Cherif Chekatt, 29, is accused of killing at least three people and wounding 13 others on Tuesday in a terrorist attack near the Christmas market in Strasbourg. French prosecutors said the suspect shouted the Arabic phrase “Allahu Akbar,” meaning “God is greatest,” at the time of the attack.
He was killed after a two-day manhunt that prompted a curfew in the eastern French city near the German border and forced the country to raise its national security threat level. Hundreds of police and military officers across three European countries were involved in the search.
Authorities said Chekatt entered the perimeter of the famed market, one of the oldest in Europe, by the city's Corbeau Bridge and started shooting at passers-by on the Rue des Orfèvres around 8 p.m., when many were in the middle of their Christmas shopping.

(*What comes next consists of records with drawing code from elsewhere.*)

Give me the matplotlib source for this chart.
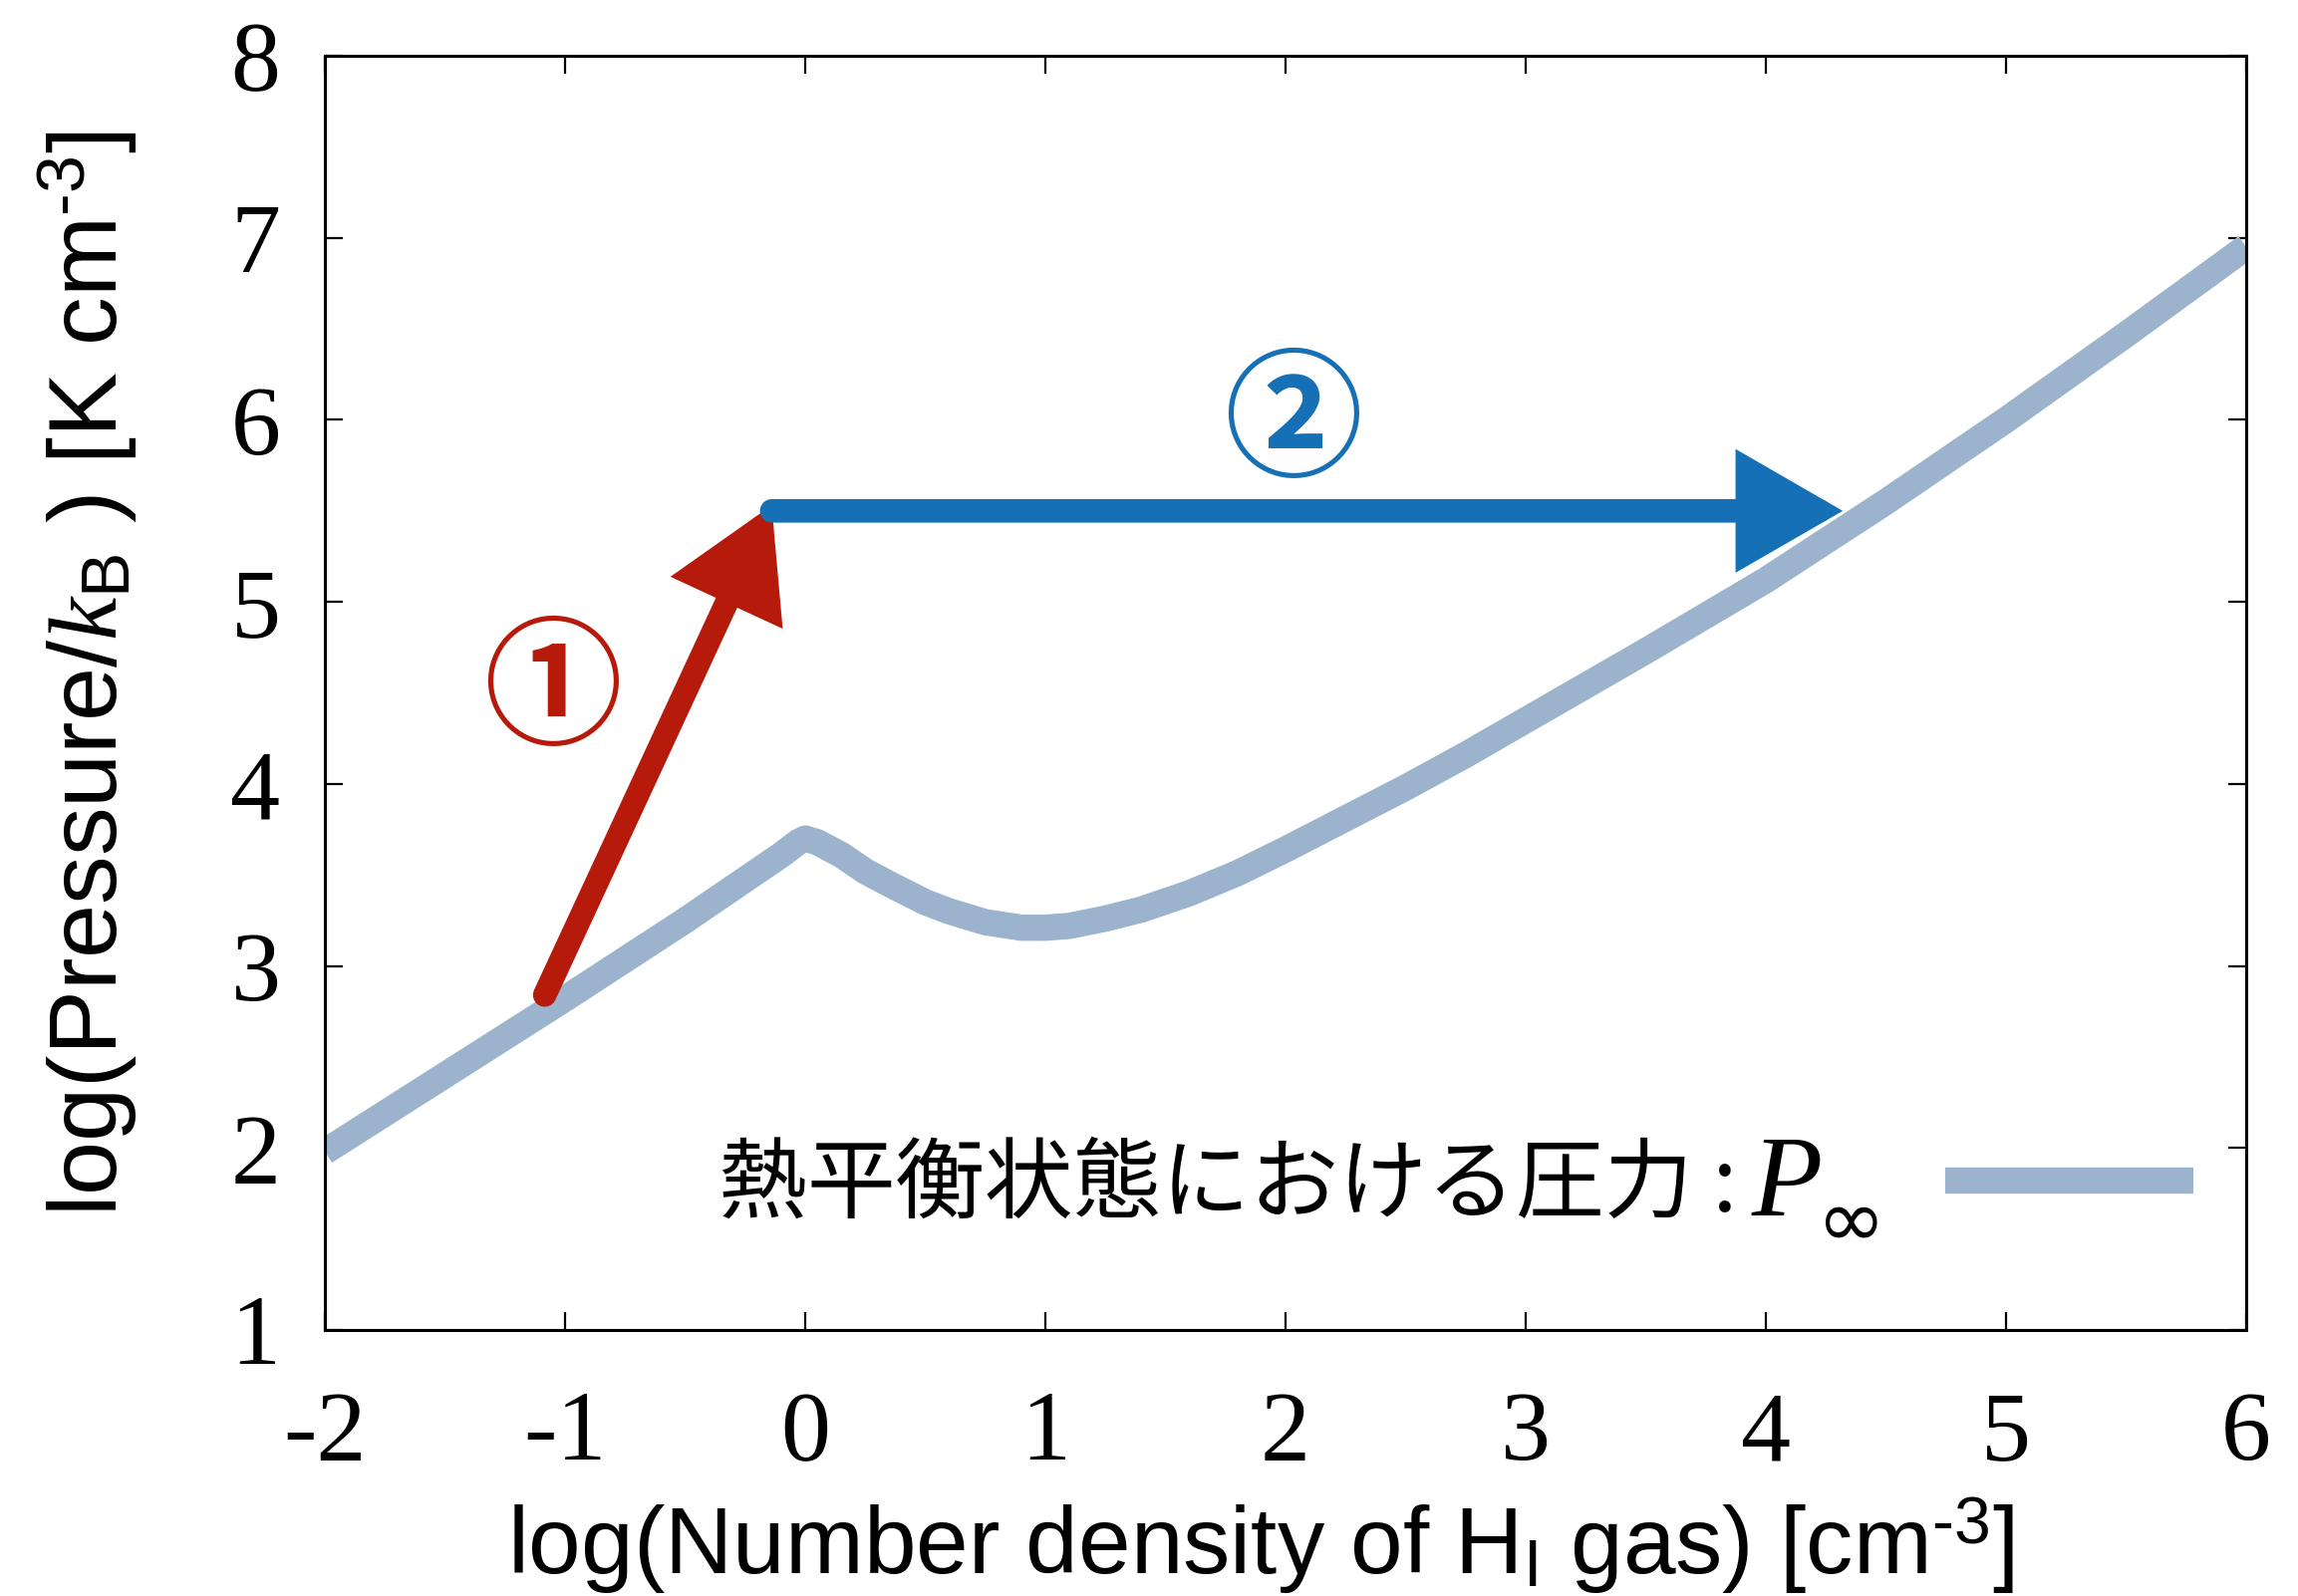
"""
Thermal equilibrium pressure curve of HI gas with two process arrows.
"""

import matplotlib
matplotlib.use("Agg")
import matplotlib.pyplot as plt

plt.rcParams["font.family"] = ["Liberation Sans", "DejaVu Sans"]
plt.rcParams["mathtext.fontset"] = "custom"
plt.rcParams["mathtext.rm"] = "Liberation Sans"
plt.rcParams["mathtext.it"] = "Liberation Serif:italic"
plt.rcParams["mathtext.bf"] = "Liberation Sans:bold"
plt.rcParams["axes.unicode_minus"] = False

# equilibrium curve
log_n = [-2.0, -1.5, -1.0, -0.5, -0.2, -0.1, -0.03, 0.0, 0.05, 0.15, 0.25, 0.35,
         0.5, 0.6, 0.75, 0.9, 1.0, 1.1, 1.25, 1.4, 1.6, 1.8, 2.0, 2.25, 2.5,
         2.75, 3.0, 3.5, 4.0, 4.5, 5.0, 5.5, 6.0]
log_p = [1.98, 2.40, 2.82, 3.25, 3.52, 3.61, 3.68, 3.70, 3.68, 3.61, 3.52, 3.45,
         3.35, 3.30, 3.24, 3.21, 3.21, 3.22, 3.26, 3.31, 3.40, 3.51, 3.64, 3.81, 3.98,
         4.16, 4.35, 4.73, 5.12, 5.55, 6.00, 6.47, 6.95]

# process arrows: (start, end)
arrow1 = ((-1.085, 2.84), (-0.14, 5.53))
arrow2 = ((-0.14, 5.50), (4.32, 5.50))
label1_pos = (-1.05, 4.50)
label2_pos = (2.03, 5.97)

x_ticks = [-2, -1, 0, 1, 2, 3, 4, 5, 6]
y_ticks = [1, 2, 3, 4, 5, 6, 7, 8]

CURVE = "#9bb3cc"
RED = "#b51a0a"
BLUE = "#1670b6"

fig = plt.figure(figsize=(11.53, 8.01), dpi=200)
ax = fig.add_axes([0.1414, 0.1667, 0.8361, 0.7983])

ax.plot(log_n, log_p, color=CURVE, lw=9.5, solid_capstyle="butt",
        solid_joinstyle="round", label="熱平衡状態における圧力 :", zorder=2)

for (tail, tip), col in [(arrow1, RED), (arrow2, BLUE)]:
    ax.annotate("", xy=tip, xytext=tail,
                arrowprops=dict(arrowstyle="-|>,head_length=1.3,head_width=0.75",
                                mutation_scale=20, lw=8.5, color=col,
                                shrinkA=0, shrinkB=0, joinstyle="miter"),
                zorder=3)

ax.text(*label1_pos, "①", color=RED, fontsize=50, ha="center", va="center",
        fontweight="bold", family=["Noto Sans CJK JP", "DejaVu Sans"])
ax.text(*label2_pos, "②", color=BLUE, fontsize=50, ha="center", va="center",
        fontweight="bold", family=["Noto Sans CJK JP", "DejaVu Sans"])

ax.set_xlim(-2, 6)
ax.set_ylim(1, 8)
ax.set_xticks(x_ticks)
ax.set_yticks(y_ticks)
ax.tick_params(direction="in", length=6.5, width=0.8, top=True, right=True,
               labelsize=36)
ax.tick_params(axis="x", pad=22)
ax.tick_params(axis="y", pad=16)
for lbl in ax.get_xticklabels() + ax.get_yticklabels():
    lbl.set_family("Liberation Serif")
for sp in ax.spines.values():
    sp.set_linewidth(1.1)

ax.set_xlabel("log(Number density of H$_{\\mathrm{I}}$ gas) [cm$^{\\text{-3}}$]",
              fontsize=34, va="center", ha="center")
ax.set_ylabel("log(Pressure/$k_{\\mathrm{B}}$ ) [K cm$^{\\text{-3}}$]",
              fontsize=35, va="center", ha="center")
ax.xaxis.set_label_coords(0.487, -0.169)
ax.yaxis.set_label_coords(-0.1236, 0.515)

leg = ax.legend(loc="center right", bbox_to_anchor=(0.9725, 0.113),
                frameon=False, markerfirst=False, handlelength=2.8,
                handletextpad=2.35, borderaxespad=0, borderpad=0,
                prop={"family": "Noto Sans CJK JP", "size": 32})
# P_inf after the legend text, bigger than the text itself
p_sym = ax.annotate("P", xy=(1.0, 1.0), xycoords=leg.get_texts()[0],
                    xytext=(5, 2), textcoords="offset points",
                    ha="left", va="top", fontsize=42, style="italic",
                    family="Liberation Serif", zorder=6)
ax.annotate("∞", xy=(1.0, 0.0), xycoords=p_sym,
            xytext=(-2, 6), textcoords="offset points",
            ha="left", va="center", fontsize=30, family="DejaVu Sans", zorder=6)

fig.canvas.draw()
fig.savefig("out.png", dpi=200)
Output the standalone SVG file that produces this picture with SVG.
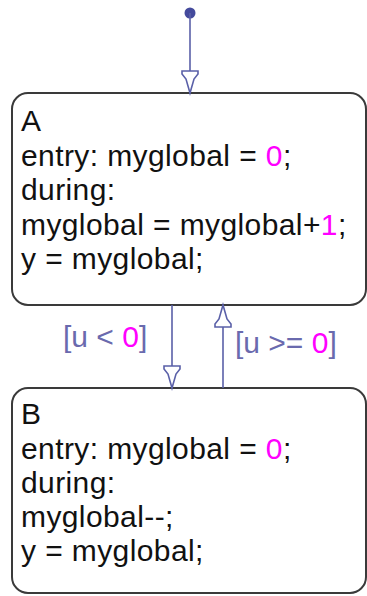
<svg xmlns="http://www.w3.org/2000/svg" width="367" height="596" viewBox="0 0 367 596">
<style>
.box{fill:#fff;stroke:#3a3a3a;stroke-width:2}
.t{font-family:"Liberation Sans",Arial,sans-serif;font-size:30px;letter-spacing:0.4px;fill:#111}
.lbl{font-family:"Liberation Sans",Arial,sans-serif;font-size:30px;fill:#6a6aae}
.num{fill:#ff00ff}
.wire{stroke:#5a60a8;stroke-width:1.6;fill:none}
.head{fill:#fff;stroke:#5a60a8;stroke-width:1.6;stroke-linejoin:miter}
</style>
<defs>
<path id="ah" d="M-8,-22 L8,-22 L8,-19 L4,-14 L0,0 L-4,-14 L-8,-19 Z"/>
</defs>
<rect width="367" height="596" fill="#fff"/>
<g id="A">
<rect class="box" x="12" y="93" width="354" height="212" rx="16" ry="16"/>
<text class="t" x="21" y="131">A</text>
<text class="t" x="21" y="166">entry: myglobal = <tspan class="num">0</tspan>;</text>
<text class="t" x="21" y="200">during:</text>
<text class="t" x="21" y="235">myglobal = myglobal+<tspan class="num">1</tspan>;</text>
<text class="t" x="21" y="269">y = myglobal;</text>
</g>
<g id="B">
<rect class="box" x="12" y="388" width="354" height="205" rx="16" ry="16"/>
<text class="t" x="21" y="424">B</text>
<text class="t" x="21" y="459">entry: myglobal = <tspan class="num">0</tspan>;</text>
<text class="t" x="21" y="493">during:</text>
<text class="t" x="21" y="527">myglobal--;</text>
<text class="t" x="21" y="561">y = myglobal;</text>
</g>
<g id="connectors">
<circle cx="190" cy="13" r="5.5" fill="#444a9c"/>
<line class="wire" x1="190" y1="13" x2="190" y2="93"/>
<use href="#ah" class="head" transform="translate(190,93)"/>
<line class="wire" x1="172" y1="305" x2="172" y2="388"/>
<use href="#ah" class="head" transform="translate(172,388)"/>
<line class="wire" x1="223" y1="388" x2="223" y2="305"/>
<use href="#ah" class="head" transform="translate(223,305) rotate(180)"/>
<text class="lbl" x="63" y="347">[u &lt; <tspan class="num">0</tspan>]</text>
<text class="lbl" x="235" y="353">[u &gt;= <tspan class="num">0</tspan>]</text>
</g>
</svg>
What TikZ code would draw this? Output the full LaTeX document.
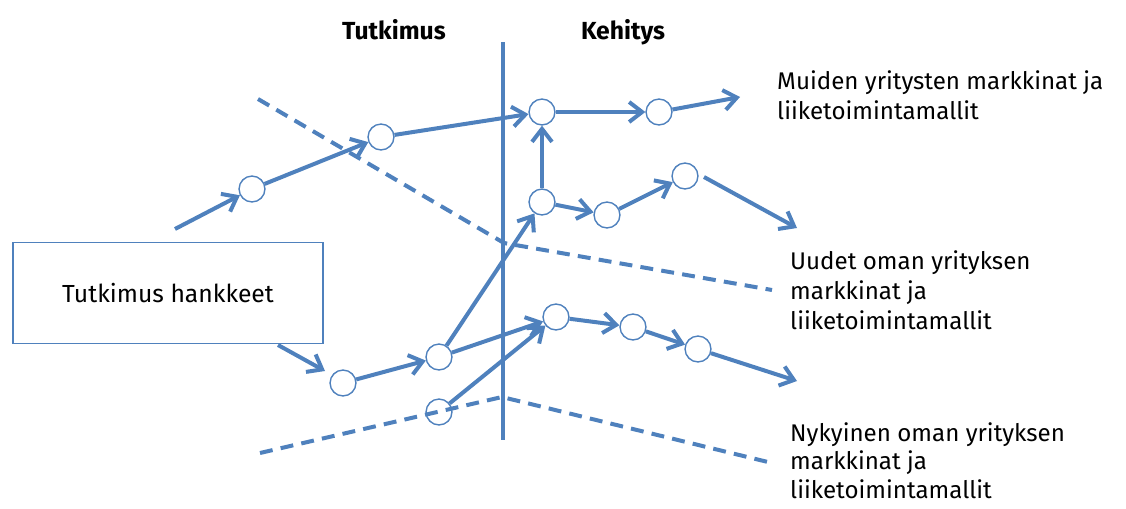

Anti-terror police flooded the market and tried to arrest the suspected gunman. He exchanged fire with security forces, suffering an injury to his arm. Chekatt used a handgun and a knife to kill people, Paris Prosecutor Remy Heitz said.
The suspected gunman then jumped into a taxi and fled the scene, Heitz said.
Soon after the attack, more than 700 police and military officers across three European countries joined the search and France raised its national security threat level to its highest status: “emergency terror attack.”
On Thursday, French police evacuated buildings and cordoned off the area where the suspected gunman fled. Chekatt has an extensive criminal background that includes 27 convictions in France, Germany and Switzerland, mostly for acts of robbery and violence.
In 2017, he was deported from Germany to France after the Interior Ministry in the German state of Baden-Wuerttemberg confirmed he had been convicted of break-ins and serious theft in 2016 and spent time in a German prison.
The suspected shooter also was known to prison officials for being radicalised and for his proselytizing behaviour in detention in 2015, Paris prosecutor Heitz said, adding that Chekatt had been incarcerated multiple times.
He was on a French watch list called a “Fiche S” surveillance file. The “Fiche S” is a French terror and radicalisation watch list that includes thousands of people, some of whom are under active surveillance, meaning they are on law enforcement's radar.
Hours before the attack, French gendarmes tried to bring in Chekatt but found he wasn't home, a spokesperson for France's National Police told CNN earlier this week, without providing further details.